• **To be done**
Repeat exactly the lines from the line with "Emit a web page" to the line with "const institution = [0.0, -209, -222, -130, -227];", including both, and leave out any pictures.

• **Records from a dataset**
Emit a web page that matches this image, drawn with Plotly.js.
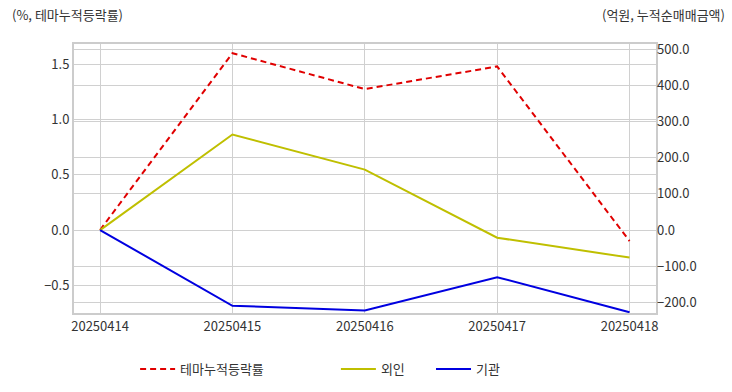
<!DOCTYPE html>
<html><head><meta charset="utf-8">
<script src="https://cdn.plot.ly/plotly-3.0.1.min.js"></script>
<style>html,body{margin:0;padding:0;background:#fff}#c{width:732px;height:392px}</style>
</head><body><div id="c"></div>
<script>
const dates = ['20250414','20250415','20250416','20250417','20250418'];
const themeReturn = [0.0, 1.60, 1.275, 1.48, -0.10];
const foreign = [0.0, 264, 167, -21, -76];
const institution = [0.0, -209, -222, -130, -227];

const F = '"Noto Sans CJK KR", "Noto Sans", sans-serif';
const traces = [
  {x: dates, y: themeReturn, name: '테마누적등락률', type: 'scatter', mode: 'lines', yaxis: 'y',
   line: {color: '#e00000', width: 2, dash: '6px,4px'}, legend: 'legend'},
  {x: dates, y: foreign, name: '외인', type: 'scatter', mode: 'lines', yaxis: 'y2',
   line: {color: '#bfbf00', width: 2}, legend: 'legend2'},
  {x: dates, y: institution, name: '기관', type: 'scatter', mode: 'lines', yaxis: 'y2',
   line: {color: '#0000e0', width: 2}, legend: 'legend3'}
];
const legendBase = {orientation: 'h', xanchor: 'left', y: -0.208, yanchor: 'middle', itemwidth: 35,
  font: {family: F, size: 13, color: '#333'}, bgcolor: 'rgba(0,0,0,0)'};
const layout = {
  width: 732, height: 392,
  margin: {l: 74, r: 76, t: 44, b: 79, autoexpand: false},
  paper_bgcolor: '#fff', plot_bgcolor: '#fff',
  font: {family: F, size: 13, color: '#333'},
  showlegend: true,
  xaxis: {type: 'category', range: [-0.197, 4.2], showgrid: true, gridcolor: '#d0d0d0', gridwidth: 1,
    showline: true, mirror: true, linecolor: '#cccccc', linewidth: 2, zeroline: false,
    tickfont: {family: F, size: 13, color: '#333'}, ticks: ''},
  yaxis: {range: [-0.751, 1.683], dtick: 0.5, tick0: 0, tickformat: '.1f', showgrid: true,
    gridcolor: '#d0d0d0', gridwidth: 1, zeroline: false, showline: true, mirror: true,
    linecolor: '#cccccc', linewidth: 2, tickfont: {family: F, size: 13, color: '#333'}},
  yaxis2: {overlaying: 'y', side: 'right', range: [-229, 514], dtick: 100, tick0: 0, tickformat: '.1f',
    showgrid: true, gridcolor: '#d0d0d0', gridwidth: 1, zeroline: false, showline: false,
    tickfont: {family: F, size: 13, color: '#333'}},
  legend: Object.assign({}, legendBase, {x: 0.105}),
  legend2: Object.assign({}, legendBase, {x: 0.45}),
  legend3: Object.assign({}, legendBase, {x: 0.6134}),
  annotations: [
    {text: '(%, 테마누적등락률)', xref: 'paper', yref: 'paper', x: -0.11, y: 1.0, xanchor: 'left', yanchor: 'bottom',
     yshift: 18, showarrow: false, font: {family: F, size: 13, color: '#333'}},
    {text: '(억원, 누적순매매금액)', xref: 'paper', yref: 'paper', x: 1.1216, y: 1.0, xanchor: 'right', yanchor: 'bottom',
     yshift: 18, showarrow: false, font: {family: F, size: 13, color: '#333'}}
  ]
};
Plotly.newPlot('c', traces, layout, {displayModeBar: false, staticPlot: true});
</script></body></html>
...
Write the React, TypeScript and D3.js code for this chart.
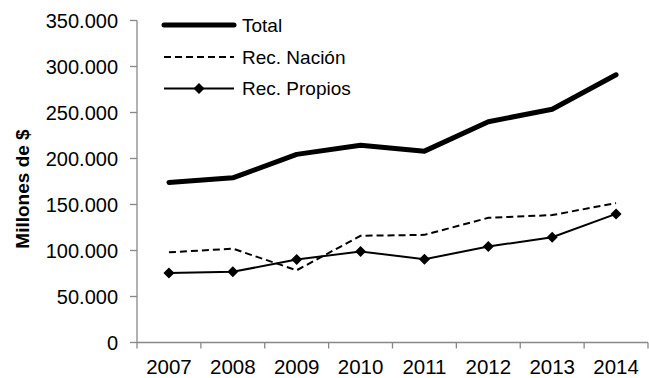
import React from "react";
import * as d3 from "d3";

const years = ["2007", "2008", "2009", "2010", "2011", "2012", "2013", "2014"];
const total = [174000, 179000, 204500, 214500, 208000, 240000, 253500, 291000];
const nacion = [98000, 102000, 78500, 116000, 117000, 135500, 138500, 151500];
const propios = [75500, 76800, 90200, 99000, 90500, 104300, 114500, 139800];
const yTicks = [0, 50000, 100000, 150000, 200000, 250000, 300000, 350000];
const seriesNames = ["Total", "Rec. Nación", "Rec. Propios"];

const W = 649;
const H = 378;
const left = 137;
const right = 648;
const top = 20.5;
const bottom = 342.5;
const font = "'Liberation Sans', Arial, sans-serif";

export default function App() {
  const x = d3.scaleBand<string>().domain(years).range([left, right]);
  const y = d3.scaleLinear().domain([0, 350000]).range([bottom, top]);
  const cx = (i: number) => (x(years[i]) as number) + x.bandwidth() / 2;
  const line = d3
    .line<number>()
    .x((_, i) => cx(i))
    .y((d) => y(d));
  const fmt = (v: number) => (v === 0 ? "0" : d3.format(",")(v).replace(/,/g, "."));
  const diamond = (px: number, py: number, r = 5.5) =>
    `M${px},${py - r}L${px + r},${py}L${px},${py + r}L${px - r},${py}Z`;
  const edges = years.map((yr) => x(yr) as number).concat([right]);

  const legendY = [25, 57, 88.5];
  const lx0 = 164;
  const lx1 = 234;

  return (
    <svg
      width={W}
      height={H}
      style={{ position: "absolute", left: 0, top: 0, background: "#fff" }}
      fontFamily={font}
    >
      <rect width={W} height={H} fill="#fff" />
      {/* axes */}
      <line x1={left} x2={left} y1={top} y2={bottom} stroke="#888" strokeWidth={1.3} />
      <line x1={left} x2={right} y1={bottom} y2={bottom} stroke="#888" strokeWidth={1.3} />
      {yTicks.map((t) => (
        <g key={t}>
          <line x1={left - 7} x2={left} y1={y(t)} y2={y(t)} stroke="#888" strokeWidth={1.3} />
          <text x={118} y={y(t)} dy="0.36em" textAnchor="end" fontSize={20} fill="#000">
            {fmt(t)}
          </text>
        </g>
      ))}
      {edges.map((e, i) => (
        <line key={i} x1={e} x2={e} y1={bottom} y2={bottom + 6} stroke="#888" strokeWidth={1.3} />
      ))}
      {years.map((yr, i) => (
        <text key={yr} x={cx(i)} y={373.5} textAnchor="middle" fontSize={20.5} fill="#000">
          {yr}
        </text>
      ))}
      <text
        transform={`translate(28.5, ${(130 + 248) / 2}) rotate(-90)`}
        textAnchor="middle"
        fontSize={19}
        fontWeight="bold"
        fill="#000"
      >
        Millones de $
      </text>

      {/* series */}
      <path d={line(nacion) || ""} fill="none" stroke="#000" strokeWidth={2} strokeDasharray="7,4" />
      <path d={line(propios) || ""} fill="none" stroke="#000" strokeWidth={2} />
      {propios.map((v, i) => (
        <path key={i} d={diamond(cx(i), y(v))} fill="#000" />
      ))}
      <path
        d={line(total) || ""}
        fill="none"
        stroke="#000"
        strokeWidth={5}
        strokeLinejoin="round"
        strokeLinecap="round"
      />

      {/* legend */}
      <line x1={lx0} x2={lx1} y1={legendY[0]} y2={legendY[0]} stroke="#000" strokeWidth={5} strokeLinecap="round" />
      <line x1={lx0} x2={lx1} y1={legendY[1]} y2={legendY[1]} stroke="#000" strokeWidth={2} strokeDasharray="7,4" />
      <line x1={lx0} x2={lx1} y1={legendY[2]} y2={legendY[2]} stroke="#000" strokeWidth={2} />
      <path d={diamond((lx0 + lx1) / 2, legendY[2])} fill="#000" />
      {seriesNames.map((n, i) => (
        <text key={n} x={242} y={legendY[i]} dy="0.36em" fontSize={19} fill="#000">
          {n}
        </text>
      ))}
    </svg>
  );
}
...
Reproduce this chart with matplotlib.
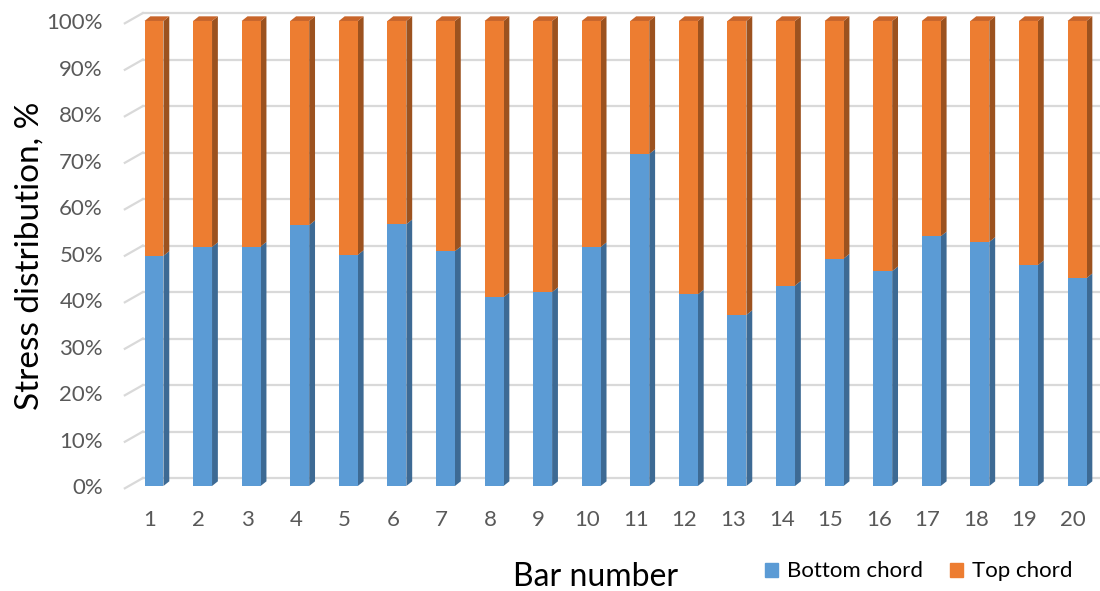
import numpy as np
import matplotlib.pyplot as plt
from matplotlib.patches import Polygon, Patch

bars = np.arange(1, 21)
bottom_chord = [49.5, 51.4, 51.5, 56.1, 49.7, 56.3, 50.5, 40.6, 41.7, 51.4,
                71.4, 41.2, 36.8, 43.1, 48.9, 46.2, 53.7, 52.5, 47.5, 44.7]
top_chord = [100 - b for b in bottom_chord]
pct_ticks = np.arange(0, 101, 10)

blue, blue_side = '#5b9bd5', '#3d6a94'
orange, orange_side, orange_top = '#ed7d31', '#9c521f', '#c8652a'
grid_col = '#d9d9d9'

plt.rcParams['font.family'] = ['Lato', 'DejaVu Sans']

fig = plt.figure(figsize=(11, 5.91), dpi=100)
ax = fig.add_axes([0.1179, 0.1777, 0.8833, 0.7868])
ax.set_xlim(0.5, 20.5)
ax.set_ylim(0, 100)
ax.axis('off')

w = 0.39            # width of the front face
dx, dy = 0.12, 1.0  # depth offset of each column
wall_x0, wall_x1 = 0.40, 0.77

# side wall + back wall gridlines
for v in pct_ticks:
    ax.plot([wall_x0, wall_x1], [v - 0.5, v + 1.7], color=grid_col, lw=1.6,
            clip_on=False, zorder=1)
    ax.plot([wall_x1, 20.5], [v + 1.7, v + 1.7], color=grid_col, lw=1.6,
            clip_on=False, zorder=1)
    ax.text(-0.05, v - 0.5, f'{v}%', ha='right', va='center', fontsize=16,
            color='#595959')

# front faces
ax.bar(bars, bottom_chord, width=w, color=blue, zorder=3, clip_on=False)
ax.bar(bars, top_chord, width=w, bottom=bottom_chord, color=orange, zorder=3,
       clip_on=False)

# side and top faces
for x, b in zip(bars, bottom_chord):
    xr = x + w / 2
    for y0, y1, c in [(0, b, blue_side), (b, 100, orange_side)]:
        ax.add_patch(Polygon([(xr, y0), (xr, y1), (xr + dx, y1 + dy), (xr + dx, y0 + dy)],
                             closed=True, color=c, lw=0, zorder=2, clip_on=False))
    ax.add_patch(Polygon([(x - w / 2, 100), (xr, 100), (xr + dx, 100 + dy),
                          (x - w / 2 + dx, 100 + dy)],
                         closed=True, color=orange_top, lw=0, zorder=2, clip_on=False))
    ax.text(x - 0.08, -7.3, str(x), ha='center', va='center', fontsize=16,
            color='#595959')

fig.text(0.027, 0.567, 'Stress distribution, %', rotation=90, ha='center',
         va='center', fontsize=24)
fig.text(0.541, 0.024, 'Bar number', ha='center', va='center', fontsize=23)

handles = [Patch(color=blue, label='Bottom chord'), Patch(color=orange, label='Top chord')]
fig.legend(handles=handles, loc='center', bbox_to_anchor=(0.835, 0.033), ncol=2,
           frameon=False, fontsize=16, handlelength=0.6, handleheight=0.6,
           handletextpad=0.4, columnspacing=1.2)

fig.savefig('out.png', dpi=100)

• **Answer for the task**
Emit a web page that matches this image, drawn with Plotly.js.
<!DOCTYPE html>
<html><head><meta charset="utf-8">
<script src="https://cdn.plot.ly/plotly-3.0.1.min.js"></script>
<style>html,body{margin:0;padding:0;background:#fff}#c{width:732px;height:392px}</style>
</head><body><div id="c"></div>
<script>
const dates = ['20250414','20250415','20250416','20250417','20250418'];
const themeReturn = [0.0, 1.60, 1.275, 1.48, -0.10];
const foreign = [0.0, 264, 167, -21, -76];
const institution = [0.0, -209, -222, -130, -227];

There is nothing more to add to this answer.